Germany’s new war policy is supported by every party in the Bundestag (federal parliament). The joint motion to establish Veterans Day in April 2024 was introduced by the SPD, Liberal Democrats (FDP), Christian Democrats (CDU/CSU), and the Greens. The far-right Alternative for Germany (AfD)—which has long called for a return to the soldierly hero worship of the Kaiser and the Third Reich—sees its agenda confirmed. The other Bundestag parties have effectively implemented its demands.

The Left Party, meanwhile, tries to deflect mass opposition with token criticism—such as minor objections to Veterans Day—but in truth, it too supports the war drive. It voted in the Bundesrat (upper house of parliament) for the massive €1 trillion war credits and then helped pave the way for Friedrich Merz to become chancellor. In decisive moments, it sides squarely with the ruling class.

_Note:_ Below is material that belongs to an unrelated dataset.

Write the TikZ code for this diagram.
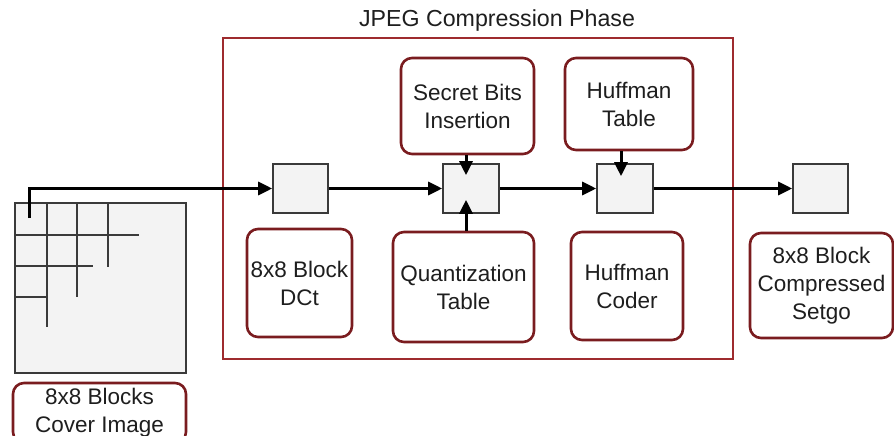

The first national Veterans Day is therefore far more than a symbolic gesture. It marks an escalation in the militarization of German domestic and foreign policy. As social, economic, and geopolitical tensions intensify around the world, the German bourgeoisie is preparing for war abroad and domestic repression. The militarization of public life, the ideological conditioning of society, and the transformation of the Bundeswehr into a “combat-ready” army are all signs of a sweeping, authoritarian project.

The working class must oppose this course with determination. The glorification of militarism, the systematic war propaganda, and the transformation of society into a war machine can only be stopped by an international movement of the working class—based on a socialist program that links the struggle against war with the fight against capitalism.